Halsey’s drainage system primarily consists of a series of ditches that flow into two main ditches, which then flow directly into muddy creek and ultimately into the Willamette River. The stormwater system is entirely separate from the sewer system, which means that contaminated stormwater entering the local waterways via our drainage system is untreated, and otherwise known as stormwater pollution.

 

Types of Stormwater Pollution & How to Prevent Them

There are many types of pollutants that find their way into storm drains. Some common pollutants found in storm sewers and creeks include:

  • Animal waste
  • Litter
  • Motor oil
  • Yard clippings
  • Fertilizers and pesticides
  • Soapy car wash water
  • Eroded sediment from construction projects

It’s important to remember that any type of surface water runoff, not just rainfall, can run into the storm sewer and collect in the stormwater management system. For example, when you wash your car on the driveway, that water, dirt, and grime ends up in the system. That’s why we need to be careful with what we put into the storm sewers as traces of all this material can end up in the stormwater system and our local waterways.

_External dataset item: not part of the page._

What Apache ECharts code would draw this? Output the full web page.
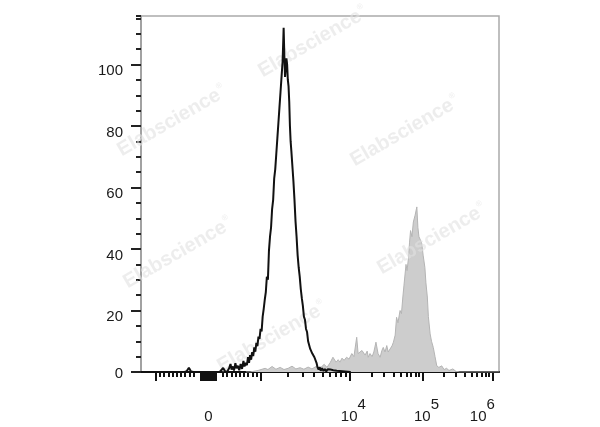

Here are some things you can do to prevent stormwater pollution:

  1. Remember: Only rain belongs in the drain!

Don’t dump anything down storm drains. Be sure to clear away leaves and debris.

  1. Wash your car over your lawn or gravel.

This allows the ground to neutralize the soap and grime from your car rather than sending it directly to our creeks and streams. Use biodegradable or non-toxic soap that is phosphate-free. You can also take your car to a commercial car wash where wastewater is either recycled or treated.

 

  1. Keep your car well-maintained.

Fix any fluid leaks promptly and make sure to clean up any spills. If you perform your own auto-maintenance, be sure to dispose of fluids properly. For information on disposal, contact Sweet Home Sanitation.

  1. Use lawn or garden chemicals sparingly.

Choose organic alternatives when possible and check the weather forecast to avoid applying them before a storm.

  1. Mow your lawn less often.

Try to keep your lawn at least 3″ in height to minimize weed growth, reduce the need for watering, and decrease the likelihood of pests. Leaving the clippings on the lawn can also help block weeds and retain moisture. Sweep your sidewalks and driveway rather than hosing them down.

  1. Plant native, low maintenance plants and grasses.

They often have longer root systems, which reduce the amount of chemicals and water needed.

  1. Minimize runoff by not over-watering your lawn and garden.

Keep sprinklers on a timer to avoid pooling water.

  1. Clean up pet waste.

Bag up pet waste and dispose of it in the trash to prevent harmful bacteria from washing into local waterways.

  1. Consider minimizing impervious surfaces around your home.

Use bricks, gravel, cobbles, natural stone, or permeable pavers instead of asphalt or concrete when possible.

  1. Do not drain your pool, spa, or fountain to a storm drain.

Allow chlorine to dissipate for several days. Test the water to ensure the residual chlorine is zero before slowly draining to a landscaped area.

  1. Report Illicit Discharge

An illicit (illegal) discharge is any discharge to a municipal storm sewer system – storm drains, pipes, and ditches – that is not composed entirely of stormwater. Please report illicit discharge to the City of Halsey at 541-369-2522.